Exercise instructions: Reproduce exactly, with no pictures, each line from the opening of the material down through the line containing "20700, 41253, 41253]".

* begin *

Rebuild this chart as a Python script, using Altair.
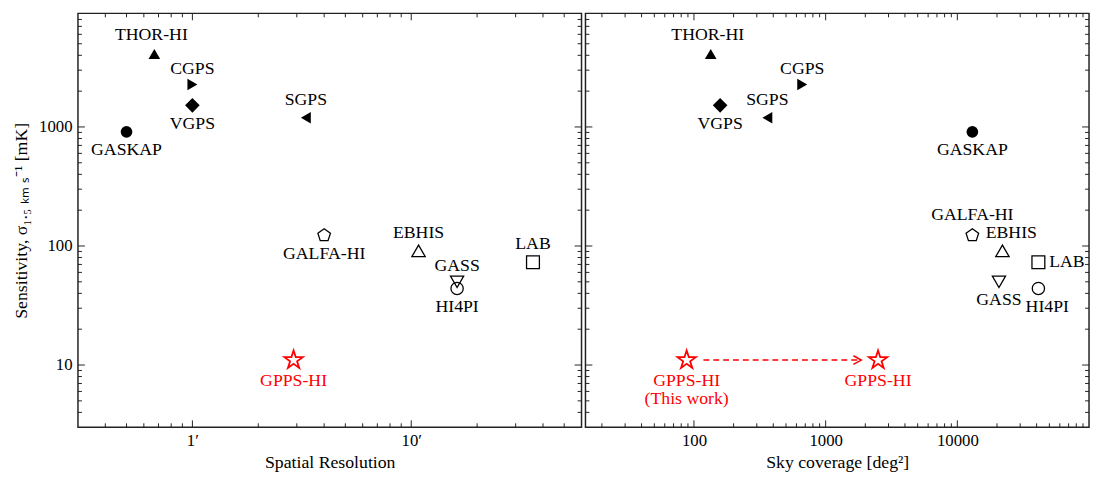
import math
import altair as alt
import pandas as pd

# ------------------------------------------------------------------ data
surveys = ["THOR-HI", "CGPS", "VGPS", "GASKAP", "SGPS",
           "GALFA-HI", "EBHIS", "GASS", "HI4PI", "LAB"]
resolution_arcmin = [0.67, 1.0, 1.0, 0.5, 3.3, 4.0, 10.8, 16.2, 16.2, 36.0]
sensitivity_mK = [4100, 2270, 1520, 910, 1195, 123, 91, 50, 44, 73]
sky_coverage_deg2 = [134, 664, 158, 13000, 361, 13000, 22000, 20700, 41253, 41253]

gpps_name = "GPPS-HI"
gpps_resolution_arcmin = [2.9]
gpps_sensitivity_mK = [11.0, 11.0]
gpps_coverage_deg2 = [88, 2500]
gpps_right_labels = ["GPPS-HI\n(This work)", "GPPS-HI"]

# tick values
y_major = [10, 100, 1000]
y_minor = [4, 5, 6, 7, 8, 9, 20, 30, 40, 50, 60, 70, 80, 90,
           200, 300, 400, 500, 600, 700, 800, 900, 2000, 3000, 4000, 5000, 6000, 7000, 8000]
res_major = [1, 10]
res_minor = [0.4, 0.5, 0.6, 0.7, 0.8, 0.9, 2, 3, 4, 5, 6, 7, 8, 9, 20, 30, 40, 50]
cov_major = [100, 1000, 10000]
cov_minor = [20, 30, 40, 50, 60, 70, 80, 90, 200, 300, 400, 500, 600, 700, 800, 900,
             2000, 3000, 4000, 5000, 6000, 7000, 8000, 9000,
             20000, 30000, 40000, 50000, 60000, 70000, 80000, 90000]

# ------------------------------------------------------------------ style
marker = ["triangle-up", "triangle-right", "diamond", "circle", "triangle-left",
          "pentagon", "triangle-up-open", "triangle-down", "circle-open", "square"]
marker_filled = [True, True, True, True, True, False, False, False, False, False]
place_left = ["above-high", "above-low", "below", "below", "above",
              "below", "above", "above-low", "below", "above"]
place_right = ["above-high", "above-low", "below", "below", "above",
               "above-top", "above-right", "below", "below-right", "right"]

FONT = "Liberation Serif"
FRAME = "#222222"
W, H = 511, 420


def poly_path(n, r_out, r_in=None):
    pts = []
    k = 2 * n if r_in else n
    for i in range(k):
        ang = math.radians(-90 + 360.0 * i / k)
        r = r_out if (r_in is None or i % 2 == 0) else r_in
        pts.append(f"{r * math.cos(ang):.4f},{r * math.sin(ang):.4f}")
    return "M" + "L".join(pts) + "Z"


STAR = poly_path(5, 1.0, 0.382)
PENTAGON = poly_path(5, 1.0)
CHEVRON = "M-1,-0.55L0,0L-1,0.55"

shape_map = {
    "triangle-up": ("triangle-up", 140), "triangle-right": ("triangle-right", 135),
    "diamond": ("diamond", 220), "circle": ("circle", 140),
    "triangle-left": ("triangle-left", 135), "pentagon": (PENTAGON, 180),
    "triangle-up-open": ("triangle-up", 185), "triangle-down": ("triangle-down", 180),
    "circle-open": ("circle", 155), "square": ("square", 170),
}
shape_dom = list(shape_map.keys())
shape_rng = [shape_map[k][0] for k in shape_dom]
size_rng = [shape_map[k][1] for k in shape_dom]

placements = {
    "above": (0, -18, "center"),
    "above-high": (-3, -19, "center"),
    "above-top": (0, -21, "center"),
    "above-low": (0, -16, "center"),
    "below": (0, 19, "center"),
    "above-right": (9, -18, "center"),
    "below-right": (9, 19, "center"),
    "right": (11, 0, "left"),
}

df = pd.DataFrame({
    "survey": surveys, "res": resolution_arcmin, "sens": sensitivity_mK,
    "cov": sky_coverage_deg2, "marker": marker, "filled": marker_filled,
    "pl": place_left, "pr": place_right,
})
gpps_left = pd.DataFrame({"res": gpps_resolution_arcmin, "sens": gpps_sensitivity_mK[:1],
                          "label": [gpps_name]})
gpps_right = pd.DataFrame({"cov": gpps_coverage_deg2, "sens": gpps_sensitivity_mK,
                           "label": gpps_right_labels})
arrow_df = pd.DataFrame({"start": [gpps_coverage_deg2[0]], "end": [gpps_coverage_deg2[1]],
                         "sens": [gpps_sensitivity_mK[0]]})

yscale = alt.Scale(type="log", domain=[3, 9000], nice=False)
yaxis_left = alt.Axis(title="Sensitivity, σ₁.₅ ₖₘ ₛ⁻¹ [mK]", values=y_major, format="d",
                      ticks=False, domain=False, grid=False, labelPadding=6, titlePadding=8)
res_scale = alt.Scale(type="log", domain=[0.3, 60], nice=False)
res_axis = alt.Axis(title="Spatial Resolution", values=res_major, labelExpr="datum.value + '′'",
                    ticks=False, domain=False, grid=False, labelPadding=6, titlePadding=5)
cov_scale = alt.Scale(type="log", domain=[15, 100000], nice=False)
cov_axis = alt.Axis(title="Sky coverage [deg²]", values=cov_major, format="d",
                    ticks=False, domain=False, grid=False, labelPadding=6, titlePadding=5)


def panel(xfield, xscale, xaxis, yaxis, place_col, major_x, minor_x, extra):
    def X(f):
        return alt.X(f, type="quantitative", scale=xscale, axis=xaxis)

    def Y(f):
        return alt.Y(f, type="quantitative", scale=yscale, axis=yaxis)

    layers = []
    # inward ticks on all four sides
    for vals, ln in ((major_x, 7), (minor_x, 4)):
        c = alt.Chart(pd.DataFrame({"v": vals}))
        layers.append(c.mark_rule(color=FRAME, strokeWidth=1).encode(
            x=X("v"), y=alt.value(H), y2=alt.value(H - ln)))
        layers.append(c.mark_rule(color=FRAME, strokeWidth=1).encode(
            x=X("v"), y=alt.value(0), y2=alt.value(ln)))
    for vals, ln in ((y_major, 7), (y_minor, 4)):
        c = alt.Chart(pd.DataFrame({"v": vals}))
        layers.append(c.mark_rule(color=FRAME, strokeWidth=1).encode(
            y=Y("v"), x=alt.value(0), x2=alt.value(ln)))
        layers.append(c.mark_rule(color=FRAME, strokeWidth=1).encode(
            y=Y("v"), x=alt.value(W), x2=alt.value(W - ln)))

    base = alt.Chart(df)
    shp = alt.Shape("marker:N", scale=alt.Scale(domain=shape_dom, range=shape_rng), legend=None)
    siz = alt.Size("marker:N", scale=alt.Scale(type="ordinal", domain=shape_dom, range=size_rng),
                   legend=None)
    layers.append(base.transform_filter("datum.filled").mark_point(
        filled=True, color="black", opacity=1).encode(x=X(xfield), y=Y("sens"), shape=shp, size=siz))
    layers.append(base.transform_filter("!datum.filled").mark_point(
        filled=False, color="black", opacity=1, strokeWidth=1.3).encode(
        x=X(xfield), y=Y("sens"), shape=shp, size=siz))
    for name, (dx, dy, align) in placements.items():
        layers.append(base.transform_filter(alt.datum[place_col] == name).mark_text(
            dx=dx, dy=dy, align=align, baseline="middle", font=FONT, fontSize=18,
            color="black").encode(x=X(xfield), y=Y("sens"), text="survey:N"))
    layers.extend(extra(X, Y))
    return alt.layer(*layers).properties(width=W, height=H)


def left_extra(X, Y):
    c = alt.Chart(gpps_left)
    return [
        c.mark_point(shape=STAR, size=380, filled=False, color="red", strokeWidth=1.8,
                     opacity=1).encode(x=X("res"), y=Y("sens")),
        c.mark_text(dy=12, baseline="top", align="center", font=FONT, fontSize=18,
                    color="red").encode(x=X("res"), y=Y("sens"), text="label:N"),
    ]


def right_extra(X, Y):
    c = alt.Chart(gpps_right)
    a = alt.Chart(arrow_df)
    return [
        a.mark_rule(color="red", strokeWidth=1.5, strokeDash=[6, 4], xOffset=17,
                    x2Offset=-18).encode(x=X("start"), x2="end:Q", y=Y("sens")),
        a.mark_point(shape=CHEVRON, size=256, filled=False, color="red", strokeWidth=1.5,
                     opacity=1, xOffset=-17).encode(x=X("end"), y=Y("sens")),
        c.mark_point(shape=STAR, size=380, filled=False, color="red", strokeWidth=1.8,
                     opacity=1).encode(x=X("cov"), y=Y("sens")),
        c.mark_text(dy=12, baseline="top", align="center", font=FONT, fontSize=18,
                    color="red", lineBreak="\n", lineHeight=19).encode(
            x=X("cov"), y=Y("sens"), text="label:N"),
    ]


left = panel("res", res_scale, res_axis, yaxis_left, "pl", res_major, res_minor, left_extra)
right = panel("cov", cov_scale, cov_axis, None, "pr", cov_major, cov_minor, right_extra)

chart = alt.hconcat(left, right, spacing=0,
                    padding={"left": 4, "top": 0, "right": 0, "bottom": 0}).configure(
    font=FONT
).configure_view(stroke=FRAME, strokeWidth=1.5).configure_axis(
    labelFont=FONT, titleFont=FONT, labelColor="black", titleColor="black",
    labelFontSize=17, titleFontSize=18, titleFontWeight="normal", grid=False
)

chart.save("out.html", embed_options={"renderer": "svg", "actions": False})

* end *

Reply to the exercise:
Rebuild this chart as a Python script, using Altair.
import math
import altair as alt
import pandas as pd

# ------------------------------------------------------------------ data
surveys = ["THOR-HI", "CGPS", "VGPS", "GASKAP", "SGPS",
           "GALFA-HI", "EBHIS", "GASS", "HI4PI", "LAB"]
resolution_arcmin = [0.67, 1.0, 1.0, 0.5, 3.3, 4.0, 10.8, 16.2, 16.2, 36.0]
sensitivity_mK = [4100, 2270, 1520, 910, 1195, 123, 91, 50, 44, 73]
sky_coverage_deg2 = [134, 664, 158, 13000, 361, 13000, 22000, 20700, 41253, 41253]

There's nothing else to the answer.